*** Exercise inputs

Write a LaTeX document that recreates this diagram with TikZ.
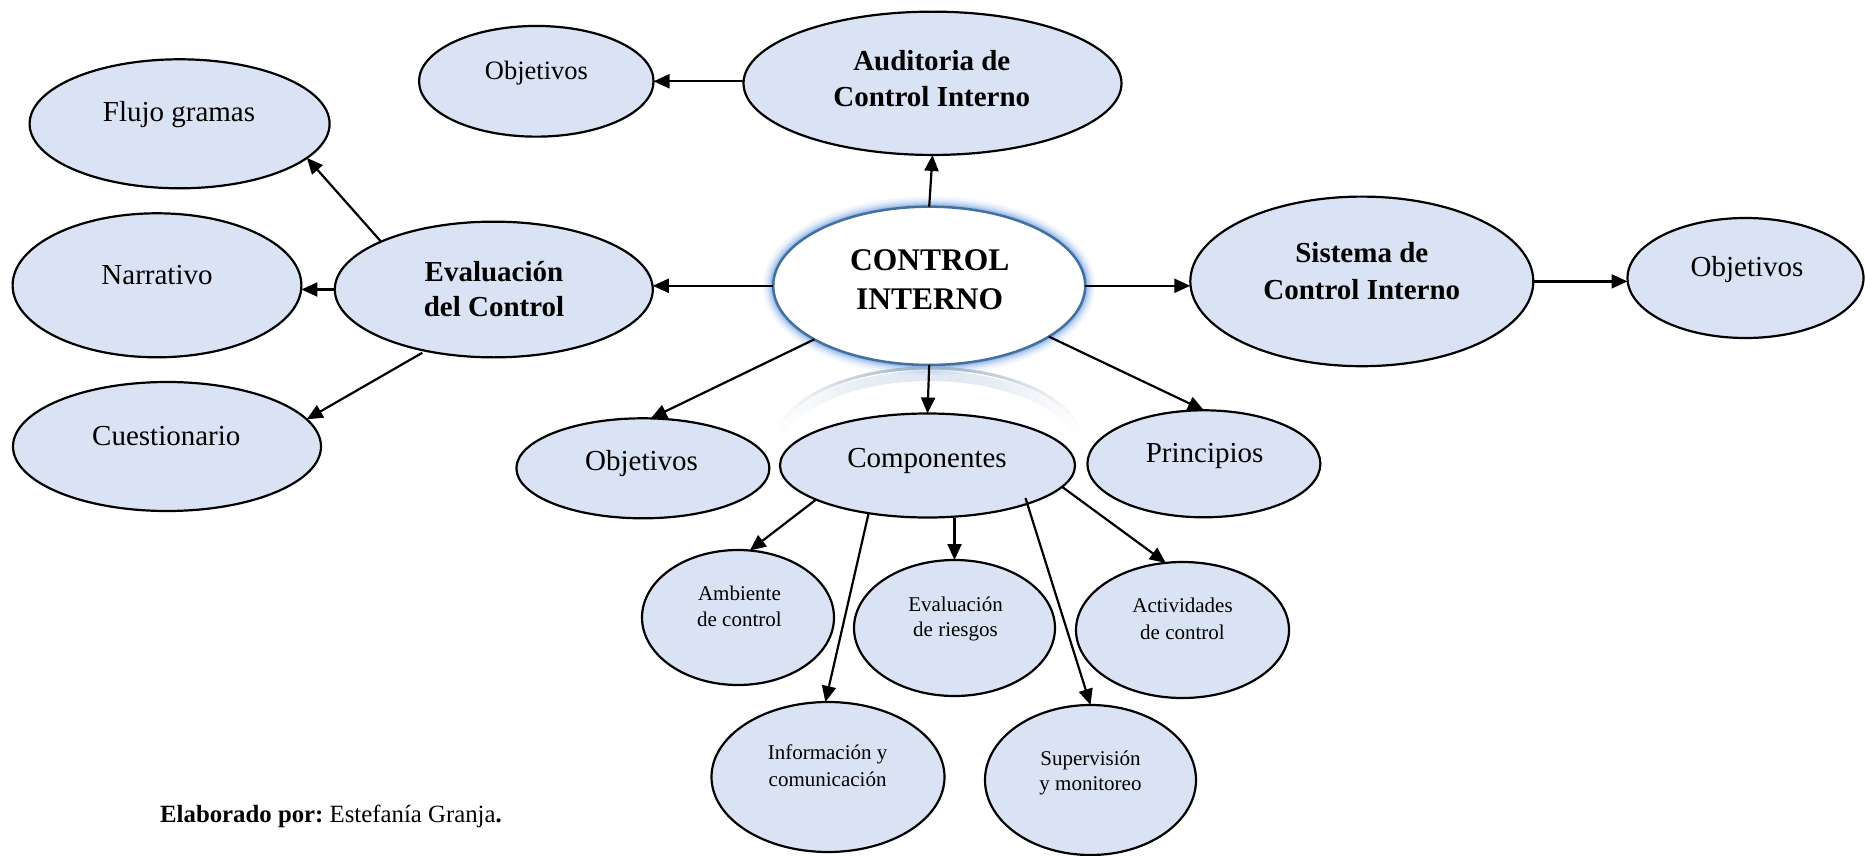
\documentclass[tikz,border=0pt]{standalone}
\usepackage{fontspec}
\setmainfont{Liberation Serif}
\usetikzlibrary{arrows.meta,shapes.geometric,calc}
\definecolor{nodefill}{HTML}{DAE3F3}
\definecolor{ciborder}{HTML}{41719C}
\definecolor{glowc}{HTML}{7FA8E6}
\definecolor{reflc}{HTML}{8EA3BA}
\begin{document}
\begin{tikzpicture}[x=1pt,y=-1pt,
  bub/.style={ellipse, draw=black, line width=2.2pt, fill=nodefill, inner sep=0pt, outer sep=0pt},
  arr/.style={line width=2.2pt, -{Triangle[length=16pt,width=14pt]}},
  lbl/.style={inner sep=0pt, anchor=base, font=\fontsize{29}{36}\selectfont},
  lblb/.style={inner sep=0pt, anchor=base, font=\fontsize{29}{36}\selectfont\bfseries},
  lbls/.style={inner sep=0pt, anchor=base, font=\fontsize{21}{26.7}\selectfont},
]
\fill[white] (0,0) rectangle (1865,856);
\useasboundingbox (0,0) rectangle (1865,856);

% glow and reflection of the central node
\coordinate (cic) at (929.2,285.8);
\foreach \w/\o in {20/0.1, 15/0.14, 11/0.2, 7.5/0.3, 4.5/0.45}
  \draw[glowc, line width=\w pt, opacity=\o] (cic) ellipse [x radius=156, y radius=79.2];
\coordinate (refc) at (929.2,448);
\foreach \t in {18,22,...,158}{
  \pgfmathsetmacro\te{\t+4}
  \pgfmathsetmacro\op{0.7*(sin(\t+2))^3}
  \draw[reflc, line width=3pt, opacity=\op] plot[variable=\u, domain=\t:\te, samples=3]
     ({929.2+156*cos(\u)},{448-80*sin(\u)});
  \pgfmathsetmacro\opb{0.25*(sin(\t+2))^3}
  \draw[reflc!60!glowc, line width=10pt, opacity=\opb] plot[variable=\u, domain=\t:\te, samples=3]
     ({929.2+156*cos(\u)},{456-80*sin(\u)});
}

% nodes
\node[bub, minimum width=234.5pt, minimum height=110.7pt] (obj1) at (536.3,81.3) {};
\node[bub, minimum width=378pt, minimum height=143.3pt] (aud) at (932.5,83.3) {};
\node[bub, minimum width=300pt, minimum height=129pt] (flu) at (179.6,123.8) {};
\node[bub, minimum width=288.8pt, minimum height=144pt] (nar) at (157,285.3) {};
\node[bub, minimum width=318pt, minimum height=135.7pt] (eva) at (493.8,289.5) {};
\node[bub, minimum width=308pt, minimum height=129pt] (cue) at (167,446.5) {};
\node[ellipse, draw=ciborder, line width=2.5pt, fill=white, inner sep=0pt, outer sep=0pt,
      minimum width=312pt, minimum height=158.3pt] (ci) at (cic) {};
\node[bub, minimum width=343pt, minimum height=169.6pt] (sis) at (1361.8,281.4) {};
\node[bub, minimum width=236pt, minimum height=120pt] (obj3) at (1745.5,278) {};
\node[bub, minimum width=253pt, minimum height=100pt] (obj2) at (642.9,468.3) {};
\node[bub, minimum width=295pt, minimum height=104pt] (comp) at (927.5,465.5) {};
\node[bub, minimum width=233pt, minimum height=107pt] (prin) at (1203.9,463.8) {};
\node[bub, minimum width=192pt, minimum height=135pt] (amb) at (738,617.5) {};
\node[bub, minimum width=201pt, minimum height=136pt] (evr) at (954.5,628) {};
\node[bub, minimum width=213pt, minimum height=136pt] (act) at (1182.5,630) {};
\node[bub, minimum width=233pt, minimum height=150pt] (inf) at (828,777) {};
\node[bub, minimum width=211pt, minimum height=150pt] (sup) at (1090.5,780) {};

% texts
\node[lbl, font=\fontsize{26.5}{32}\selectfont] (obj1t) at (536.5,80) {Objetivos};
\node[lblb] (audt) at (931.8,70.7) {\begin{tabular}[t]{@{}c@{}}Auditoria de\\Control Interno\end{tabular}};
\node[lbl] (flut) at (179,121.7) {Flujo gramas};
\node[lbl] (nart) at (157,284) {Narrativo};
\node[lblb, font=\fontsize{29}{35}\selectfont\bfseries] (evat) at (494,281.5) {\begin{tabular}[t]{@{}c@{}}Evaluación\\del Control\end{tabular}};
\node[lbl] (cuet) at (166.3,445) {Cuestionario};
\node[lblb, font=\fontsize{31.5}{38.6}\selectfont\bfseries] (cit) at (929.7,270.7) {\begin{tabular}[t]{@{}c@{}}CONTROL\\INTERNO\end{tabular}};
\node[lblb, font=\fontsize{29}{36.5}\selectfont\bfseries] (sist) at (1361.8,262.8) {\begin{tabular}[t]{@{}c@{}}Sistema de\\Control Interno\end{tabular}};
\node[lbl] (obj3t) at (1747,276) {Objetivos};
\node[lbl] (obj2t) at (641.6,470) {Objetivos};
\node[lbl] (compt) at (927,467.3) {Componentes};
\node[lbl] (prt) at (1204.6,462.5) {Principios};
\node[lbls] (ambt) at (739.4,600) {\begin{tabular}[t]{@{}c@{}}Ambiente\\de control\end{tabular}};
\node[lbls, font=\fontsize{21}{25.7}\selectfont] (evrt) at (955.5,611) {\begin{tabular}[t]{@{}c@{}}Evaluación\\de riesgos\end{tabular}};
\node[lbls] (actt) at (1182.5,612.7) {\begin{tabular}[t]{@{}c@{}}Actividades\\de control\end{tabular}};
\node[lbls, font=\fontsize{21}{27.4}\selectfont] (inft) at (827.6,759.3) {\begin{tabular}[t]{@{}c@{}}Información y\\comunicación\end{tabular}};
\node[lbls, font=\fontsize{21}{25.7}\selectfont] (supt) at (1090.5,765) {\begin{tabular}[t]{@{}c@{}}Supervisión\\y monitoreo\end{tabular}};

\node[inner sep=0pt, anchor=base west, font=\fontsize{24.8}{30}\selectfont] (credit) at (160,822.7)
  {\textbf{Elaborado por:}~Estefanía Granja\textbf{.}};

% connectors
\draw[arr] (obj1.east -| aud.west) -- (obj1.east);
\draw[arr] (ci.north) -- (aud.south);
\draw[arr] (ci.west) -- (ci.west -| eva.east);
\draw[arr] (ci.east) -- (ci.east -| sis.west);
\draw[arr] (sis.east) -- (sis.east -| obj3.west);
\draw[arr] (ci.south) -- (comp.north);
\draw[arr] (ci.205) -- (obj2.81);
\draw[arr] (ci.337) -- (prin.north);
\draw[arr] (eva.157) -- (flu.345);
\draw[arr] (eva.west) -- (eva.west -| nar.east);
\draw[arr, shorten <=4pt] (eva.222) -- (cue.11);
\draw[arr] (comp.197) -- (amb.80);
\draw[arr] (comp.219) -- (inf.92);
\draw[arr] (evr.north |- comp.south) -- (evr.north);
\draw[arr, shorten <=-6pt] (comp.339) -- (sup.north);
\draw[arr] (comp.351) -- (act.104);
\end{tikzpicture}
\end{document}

******
*** Exercise inputs

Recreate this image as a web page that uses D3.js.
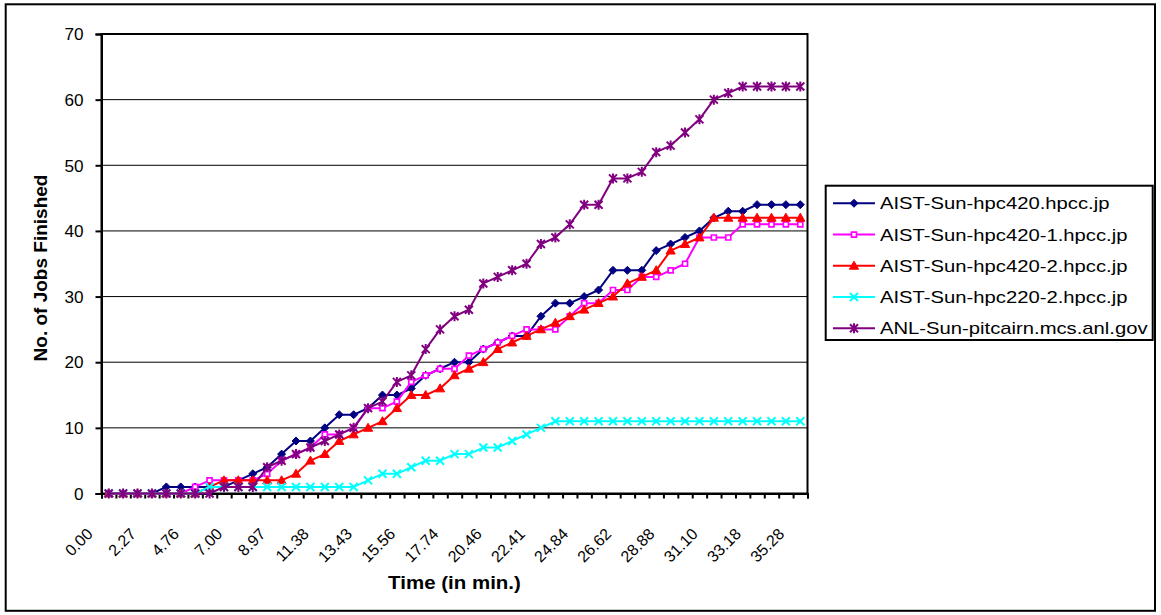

******
*** Exercise inputs

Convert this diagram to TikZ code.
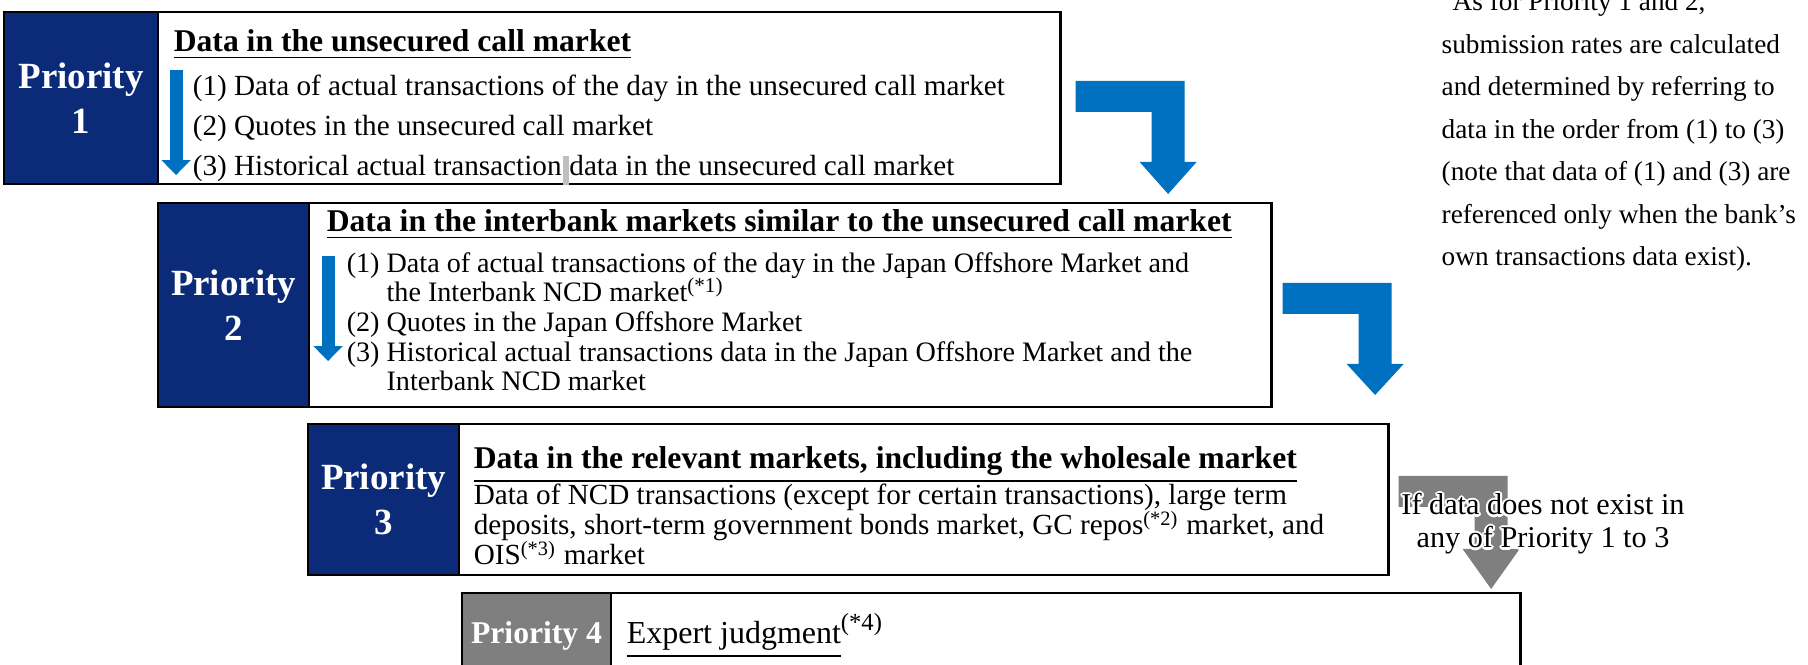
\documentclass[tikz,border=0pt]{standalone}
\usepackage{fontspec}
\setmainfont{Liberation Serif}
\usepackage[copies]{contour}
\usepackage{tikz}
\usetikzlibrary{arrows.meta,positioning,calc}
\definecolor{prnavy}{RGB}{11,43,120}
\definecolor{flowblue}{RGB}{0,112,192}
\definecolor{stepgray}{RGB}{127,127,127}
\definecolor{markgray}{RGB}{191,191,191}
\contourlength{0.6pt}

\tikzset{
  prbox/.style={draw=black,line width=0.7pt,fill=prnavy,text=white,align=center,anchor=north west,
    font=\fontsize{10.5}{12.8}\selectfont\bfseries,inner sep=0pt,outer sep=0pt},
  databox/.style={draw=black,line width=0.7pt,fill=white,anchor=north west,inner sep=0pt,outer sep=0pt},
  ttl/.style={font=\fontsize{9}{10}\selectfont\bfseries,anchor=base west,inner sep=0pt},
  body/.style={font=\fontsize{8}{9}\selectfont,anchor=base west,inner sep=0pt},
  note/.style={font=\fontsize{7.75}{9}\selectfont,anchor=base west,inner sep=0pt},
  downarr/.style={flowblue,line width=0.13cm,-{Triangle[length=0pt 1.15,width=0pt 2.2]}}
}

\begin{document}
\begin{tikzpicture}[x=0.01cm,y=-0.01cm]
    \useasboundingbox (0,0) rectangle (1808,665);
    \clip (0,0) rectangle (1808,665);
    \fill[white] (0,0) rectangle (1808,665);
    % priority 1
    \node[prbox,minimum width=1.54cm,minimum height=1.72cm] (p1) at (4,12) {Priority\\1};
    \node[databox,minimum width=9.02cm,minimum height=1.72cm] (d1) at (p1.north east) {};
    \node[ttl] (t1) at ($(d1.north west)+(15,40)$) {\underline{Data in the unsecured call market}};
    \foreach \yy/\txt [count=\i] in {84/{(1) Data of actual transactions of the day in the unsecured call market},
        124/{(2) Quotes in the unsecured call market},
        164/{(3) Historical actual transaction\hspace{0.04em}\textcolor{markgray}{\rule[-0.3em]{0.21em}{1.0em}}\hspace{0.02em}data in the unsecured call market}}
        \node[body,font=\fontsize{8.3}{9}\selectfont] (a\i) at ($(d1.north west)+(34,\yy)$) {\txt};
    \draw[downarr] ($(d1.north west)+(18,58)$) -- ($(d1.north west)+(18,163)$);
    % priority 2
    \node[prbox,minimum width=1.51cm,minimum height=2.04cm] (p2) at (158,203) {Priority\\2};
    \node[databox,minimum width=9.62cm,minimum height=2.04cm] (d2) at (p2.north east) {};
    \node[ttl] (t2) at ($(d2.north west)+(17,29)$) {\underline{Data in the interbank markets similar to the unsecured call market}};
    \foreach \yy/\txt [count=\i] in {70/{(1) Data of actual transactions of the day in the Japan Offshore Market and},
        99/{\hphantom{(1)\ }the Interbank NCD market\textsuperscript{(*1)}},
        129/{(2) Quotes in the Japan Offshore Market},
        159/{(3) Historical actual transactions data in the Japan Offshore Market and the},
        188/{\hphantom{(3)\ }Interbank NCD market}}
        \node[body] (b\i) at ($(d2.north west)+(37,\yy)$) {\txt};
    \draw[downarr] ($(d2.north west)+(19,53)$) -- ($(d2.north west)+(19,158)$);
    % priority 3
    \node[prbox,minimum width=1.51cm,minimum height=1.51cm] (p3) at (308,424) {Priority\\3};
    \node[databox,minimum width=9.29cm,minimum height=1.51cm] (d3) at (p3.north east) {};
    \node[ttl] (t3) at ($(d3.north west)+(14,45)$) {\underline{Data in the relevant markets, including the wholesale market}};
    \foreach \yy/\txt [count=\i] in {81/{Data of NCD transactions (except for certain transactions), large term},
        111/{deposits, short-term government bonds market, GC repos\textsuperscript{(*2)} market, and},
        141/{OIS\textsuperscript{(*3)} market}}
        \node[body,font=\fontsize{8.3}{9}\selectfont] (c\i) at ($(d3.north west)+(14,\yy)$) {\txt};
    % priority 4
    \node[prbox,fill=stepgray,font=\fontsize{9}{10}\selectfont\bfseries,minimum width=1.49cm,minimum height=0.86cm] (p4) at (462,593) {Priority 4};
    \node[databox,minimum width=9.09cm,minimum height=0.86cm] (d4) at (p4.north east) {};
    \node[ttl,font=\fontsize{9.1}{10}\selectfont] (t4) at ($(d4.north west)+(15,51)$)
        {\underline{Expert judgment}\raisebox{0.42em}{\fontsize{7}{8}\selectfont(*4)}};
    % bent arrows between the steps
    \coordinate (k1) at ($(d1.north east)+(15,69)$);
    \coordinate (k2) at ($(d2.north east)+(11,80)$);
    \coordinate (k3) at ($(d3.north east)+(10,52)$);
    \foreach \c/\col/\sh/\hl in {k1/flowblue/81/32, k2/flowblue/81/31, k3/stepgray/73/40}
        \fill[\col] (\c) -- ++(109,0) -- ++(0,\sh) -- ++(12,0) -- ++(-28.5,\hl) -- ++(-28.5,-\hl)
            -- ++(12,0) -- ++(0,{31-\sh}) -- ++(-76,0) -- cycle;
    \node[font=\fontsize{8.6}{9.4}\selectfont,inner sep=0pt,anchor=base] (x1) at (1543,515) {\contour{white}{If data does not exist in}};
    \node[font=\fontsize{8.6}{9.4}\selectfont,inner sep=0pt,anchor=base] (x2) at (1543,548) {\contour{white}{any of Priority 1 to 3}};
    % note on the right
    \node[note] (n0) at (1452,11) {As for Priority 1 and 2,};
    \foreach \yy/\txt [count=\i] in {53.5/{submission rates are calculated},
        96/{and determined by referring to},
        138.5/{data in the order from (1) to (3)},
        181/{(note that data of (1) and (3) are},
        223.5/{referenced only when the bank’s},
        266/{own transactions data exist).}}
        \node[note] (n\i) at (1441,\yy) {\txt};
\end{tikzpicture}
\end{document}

******

#### Description of the task:
How many of the lines above hold "that"? Answer with only the number.

#### Worked solution:
3